> CHALLENGE: Start at the line containing "Write a Python", stop at the line containing "from bokeh.resources import INLINE", and please reproduce every line in between, both ends included, without pictures.

> ROWS:
------------------------------------------------------------------------

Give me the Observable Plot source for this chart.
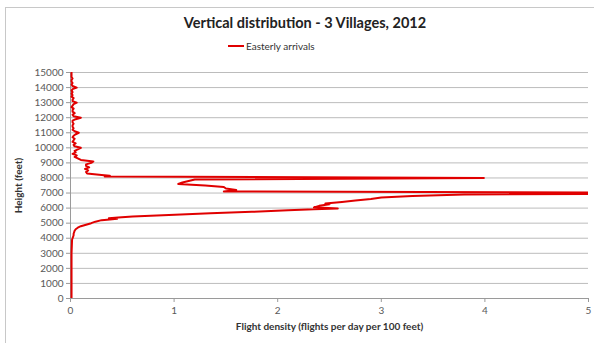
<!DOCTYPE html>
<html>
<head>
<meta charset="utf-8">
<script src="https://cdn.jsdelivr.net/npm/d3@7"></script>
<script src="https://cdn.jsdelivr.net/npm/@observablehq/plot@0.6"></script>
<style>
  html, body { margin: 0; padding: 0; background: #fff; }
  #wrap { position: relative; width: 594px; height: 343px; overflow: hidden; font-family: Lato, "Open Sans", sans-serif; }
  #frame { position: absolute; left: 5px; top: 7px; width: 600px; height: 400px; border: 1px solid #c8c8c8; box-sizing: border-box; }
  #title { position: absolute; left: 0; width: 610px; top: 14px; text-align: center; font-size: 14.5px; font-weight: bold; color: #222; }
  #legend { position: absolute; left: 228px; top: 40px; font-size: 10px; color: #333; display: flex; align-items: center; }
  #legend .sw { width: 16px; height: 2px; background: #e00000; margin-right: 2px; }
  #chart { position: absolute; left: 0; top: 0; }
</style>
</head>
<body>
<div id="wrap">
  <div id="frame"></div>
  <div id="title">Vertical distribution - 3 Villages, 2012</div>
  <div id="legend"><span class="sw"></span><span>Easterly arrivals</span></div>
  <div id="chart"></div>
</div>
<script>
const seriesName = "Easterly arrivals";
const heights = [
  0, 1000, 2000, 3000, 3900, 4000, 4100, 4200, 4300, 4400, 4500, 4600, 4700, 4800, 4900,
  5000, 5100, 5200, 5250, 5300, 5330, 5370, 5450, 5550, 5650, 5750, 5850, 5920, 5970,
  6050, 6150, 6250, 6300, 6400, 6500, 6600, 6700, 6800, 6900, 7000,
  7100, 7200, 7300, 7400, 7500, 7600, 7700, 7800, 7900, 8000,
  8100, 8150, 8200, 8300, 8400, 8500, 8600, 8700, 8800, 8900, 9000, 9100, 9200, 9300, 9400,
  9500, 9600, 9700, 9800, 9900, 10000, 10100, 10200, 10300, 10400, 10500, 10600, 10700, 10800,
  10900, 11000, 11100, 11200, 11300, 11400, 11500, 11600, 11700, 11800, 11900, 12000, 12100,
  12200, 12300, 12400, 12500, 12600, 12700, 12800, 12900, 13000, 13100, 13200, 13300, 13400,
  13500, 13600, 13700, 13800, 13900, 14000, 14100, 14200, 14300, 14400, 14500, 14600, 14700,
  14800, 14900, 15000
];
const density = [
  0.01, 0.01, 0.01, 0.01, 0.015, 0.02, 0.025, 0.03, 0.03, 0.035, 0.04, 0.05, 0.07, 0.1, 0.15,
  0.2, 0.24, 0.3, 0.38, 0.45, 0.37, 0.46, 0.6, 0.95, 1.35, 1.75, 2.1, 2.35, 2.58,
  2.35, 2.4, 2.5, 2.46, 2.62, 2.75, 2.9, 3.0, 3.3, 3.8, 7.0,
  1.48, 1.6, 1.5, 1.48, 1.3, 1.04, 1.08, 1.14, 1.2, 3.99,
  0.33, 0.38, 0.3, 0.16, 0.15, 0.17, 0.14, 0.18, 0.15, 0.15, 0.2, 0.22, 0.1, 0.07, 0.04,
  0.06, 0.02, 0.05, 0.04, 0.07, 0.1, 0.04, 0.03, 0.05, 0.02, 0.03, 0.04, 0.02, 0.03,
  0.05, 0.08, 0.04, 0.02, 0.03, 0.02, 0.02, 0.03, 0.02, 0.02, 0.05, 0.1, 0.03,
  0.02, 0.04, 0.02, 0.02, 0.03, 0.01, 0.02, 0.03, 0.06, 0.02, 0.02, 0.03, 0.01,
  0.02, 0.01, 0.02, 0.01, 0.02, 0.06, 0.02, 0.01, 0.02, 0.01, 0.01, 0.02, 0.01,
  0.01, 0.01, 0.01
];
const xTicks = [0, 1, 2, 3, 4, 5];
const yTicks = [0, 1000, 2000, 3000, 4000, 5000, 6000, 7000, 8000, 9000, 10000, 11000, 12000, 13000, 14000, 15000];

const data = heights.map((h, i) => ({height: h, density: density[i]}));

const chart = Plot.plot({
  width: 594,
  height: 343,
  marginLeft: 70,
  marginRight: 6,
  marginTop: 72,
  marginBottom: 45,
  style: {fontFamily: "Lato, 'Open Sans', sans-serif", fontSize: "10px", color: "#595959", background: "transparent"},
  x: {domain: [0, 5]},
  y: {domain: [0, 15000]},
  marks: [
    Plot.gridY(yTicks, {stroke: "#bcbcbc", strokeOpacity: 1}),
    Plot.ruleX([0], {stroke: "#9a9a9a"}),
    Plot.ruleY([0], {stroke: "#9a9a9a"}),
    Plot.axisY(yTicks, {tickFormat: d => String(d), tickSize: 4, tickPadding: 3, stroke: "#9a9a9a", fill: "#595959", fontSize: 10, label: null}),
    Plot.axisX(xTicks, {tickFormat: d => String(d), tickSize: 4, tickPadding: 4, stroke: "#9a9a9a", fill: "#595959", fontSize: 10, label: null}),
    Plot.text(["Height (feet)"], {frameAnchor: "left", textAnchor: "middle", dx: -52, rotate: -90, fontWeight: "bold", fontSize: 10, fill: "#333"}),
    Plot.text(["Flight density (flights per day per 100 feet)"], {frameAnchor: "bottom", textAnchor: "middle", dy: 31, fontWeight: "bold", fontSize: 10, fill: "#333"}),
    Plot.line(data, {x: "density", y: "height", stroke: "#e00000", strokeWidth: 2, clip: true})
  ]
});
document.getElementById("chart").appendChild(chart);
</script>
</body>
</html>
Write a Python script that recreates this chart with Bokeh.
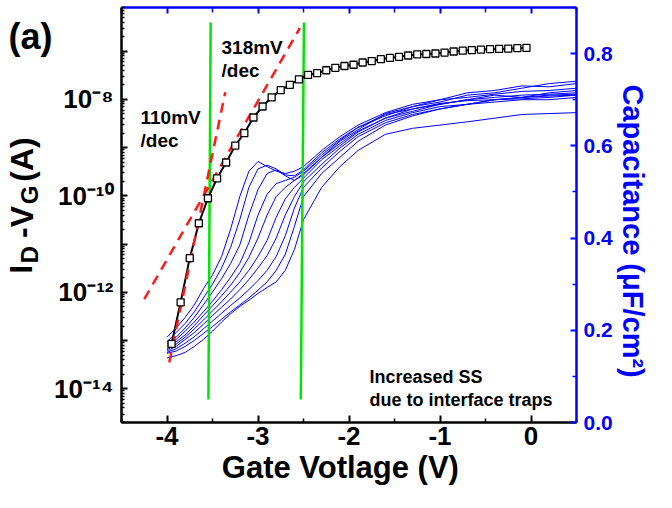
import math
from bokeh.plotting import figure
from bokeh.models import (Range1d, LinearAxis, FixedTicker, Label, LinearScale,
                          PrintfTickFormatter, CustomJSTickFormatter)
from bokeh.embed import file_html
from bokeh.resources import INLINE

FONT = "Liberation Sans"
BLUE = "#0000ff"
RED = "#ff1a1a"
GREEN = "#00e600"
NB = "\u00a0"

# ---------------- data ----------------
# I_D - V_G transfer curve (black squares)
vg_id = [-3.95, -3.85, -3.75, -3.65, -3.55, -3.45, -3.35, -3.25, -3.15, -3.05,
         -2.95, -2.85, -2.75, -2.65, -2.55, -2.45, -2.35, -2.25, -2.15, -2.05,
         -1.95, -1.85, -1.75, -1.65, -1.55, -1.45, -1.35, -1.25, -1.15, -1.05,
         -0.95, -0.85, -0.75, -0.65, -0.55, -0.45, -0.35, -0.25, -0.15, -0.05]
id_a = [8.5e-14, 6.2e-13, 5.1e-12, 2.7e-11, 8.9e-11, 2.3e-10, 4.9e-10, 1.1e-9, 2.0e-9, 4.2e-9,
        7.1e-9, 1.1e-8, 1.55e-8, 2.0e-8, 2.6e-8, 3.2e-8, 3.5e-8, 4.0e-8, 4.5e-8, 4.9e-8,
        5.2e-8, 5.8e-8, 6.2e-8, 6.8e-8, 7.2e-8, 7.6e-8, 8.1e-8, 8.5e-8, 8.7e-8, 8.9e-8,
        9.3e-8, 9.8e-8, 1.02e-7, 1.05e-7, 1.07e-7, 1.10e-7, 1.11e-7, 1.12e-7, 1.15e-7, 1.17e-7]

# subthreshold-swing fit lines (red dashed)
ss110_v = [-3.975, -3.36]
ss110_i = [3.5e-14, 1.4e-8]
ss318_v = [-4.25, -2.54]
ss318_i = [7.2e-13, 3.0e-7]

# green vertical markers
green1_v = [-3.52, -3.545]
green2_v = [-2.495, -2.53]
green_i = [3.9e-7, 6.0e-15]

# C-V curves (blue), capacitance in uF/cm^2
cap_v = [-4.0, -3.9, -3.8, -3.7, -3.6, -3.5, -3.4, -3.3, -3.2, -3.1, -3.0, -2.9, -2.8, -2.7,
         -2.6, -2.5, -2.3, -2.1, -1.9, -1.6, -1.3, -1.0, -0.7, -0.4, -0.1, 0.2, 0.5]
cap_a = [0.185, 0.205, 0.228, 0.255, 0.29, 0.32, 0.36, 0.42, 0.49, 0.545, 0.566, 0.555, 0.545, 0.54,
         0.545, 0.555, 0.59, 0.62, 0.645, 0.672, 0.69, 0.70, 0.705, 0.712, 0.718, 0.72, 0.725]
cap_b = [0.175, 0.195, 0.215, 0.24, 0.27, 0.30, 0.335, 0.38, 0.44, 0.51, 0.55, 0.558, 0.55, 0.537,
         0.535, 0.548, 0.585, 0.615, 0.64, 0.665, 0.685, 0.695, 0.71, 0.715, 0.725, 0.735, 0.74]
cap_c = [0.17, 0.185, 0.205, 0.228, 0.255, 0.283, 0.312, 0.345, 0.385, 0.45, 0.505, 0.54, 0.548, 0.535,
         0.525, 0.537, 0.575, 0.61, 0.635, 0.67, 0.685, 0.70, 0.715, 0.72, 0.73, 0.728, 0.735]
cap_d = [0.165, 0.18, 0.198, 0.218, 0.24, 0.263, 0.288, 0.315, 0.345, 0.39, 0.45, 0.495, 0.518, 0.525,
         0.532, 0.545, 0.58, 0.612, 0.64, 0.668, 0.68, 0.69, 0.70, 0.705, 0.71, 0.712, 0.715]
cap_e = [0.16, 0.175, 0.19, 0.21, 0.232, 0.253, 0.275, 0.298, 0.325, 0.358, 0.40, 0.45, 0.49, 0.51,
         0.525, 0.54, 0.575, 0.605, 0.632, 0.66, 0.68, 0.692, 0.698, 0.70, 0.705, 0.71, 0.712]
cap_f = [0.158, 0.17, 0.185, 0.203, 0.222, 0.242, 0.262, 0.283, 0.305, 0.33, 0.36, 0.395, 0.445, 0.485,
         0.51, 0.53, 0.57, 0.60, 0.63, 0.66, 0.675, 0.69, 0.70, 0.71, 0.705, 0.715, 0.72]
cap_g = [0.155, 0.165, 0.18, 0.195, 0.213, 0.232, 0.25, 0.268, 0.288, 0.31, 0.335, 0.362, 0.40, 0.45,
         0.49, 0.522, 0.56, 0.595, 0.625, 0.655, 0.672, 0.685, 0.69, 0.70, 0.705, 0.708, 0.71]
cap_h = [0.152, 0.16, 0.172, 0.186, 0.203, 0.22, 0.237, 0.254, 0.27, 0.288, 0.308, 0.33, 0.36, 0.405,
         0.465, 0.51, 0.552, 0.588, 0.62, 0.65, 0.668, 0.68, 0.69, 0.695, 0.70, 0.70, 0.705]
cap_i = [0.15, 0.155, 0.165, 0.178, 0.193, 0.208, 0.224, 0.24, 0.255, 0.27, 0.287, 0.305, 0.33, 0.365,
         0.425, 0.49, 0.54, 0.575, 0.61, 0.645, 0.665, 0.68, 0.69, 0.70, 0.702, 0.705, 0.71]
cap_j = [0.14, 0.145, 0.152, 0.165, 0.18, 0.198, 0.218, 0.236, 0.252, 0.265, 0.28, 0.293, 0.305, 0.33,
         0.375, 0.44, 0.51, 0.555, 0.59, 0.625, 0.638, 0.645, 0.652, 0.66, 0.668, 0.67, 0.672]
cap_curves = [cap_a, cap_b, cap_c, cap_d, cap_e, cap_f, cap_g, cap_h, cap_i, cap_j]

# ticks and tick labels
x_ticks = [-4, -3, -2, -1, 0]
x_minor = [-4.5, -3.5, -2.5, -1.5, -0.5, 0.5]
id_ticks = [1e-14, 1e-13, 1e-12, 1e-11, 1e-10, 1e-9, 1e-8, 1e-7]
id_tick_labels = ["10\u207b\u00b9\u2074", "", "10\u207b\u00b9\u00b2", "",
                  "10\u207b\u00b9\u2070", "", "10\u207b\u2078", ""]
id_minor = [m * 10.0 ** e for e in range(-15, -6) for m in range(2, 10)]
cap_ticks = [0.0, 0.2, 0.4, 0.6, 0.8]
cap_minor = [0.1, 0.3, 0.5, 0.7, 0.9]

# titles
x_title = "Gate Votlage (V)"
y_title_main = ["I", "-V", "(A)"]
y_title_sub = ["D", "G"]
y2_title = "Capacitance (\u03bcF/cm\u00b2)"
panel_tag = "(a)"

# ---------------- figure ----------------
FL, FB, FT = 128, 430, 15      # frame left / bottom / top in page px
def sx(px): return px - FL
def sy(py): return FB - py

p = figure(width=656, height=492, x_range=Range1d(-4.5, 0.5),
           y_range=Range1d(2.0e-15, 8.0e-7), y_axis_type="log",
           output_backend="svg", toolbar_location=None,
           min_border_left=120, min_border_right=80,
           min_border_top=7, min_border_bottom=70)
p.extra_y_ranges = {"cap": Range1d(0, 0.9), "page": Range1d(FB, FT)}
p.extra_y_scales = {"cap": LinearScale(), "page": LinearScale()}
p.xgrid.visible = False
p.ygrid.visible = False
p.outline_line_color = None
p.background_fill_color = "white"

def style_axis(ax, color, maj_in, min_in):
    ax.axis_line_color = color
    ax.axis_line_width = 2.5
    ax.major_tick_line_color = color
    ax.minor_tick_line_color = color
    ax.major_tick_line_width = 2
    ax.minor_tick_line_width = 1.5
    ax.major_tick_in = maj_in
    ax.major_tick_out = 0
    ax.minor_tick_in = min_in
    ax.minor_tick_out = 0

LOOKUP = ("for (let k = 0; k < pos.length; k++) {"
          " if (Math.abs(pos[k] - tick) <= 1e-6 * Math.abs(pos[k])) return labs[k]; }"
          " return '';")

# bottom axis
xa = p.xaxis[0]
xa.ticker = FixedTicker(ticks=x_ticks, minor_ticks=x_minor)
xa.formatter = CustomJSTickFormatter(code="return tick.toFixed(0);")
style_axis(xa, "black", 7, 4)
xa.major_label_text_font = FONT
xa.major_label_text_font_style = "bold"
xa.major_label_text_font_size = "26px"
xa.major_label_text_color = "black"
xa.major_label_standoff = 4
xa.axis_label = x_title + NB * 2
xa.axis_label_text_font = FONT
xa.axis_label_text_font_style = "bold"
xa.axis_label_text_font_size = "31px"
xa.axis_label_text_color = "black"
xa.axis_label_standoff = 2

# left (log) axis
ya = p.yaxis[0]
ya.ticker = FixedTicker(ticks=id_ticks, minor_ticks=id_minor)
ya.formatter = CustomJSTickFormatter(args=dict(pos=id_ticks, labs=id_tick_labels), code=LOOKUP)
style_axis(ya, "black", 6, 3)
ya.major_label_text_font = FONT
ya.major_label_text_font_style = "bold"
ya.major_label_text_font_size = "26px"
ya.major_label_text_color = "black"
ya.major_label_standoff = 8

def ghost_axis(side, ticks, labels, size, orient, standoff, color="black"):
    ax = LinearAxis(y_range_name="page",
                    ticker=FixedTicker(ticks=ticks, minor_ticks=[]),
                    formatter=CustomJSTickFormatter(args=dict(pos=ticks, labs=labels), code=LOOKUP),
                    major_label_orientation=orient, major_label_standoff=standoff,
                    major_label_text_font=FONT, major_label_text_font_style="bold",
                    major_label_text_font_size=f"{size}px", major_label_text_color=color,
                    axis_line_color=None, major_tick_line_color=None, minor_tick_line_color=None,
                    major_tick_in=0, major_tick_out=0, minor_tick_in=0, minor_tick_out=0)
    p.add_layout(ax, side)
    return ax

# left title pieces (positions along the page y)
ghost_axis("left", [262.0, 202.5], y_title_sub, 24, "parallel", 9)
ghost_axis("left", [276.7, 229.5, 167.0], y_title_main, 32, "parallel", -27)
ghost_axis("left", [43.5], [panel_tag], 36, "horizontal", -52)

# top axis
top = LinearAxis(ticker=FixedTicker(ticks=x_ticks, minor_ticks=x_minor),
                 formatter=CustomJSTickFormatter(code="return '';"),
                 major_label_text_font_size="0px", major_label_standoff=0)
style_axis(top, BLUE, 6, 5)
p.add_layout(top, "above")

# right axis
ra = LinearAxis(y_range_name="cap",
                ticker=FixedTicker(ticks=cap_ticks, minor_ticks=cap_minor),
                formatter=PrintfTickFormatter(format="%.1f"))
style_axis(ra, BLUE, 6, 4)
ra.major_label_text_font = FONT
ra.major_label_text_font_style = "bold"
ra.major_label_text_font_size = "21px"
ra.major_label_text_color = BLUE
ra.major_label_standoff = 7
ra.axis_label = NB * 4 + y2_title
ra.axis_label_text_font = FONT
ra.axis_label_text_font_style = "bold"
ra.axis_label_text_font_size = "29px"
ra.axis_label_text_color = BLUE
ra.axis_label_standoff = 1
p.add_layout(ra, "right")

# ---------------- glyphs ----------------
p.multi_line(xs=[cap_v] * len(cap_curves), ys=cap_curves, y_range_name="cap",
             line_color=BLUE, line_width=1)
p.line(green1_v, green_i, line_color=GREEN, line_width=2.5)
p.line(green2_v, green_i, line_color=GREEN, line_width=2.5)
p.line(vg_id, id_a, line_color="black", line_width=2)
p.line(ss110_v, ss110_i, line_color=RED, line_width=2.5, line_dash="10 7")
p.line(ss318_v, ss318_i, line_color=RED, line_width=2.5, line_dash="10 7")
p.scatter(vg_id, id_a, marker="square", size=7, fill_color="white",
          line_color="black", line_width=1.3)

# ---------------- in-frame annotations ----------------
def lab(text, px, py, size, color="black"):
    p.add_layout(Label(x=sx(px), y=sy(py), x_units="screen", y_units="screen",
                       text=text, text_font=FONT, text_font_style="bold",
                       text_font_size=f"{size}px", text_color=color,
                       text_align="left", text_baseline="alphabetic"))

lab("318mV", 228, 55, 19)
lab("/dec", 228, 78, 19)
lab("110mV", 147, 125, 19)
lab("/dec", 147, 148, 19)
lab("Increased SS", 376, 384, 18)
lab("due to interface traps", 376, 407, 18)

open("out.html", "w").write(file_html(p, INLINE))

------------------------------------------------------------------------

> RESULT FOR THIS EXERCISE:
Write a Python script that recreates this chart with Bokeh.
import math
from bokeh.plotting import figure
from bokeh.models import (Range1d, LinearAxis, FixedTicker, Label, LinearScale,
                          PrintfTickFormatter, CustomJSTickFormatter)
from bokeh.embed import file_html
from bokeh.resources import INLINE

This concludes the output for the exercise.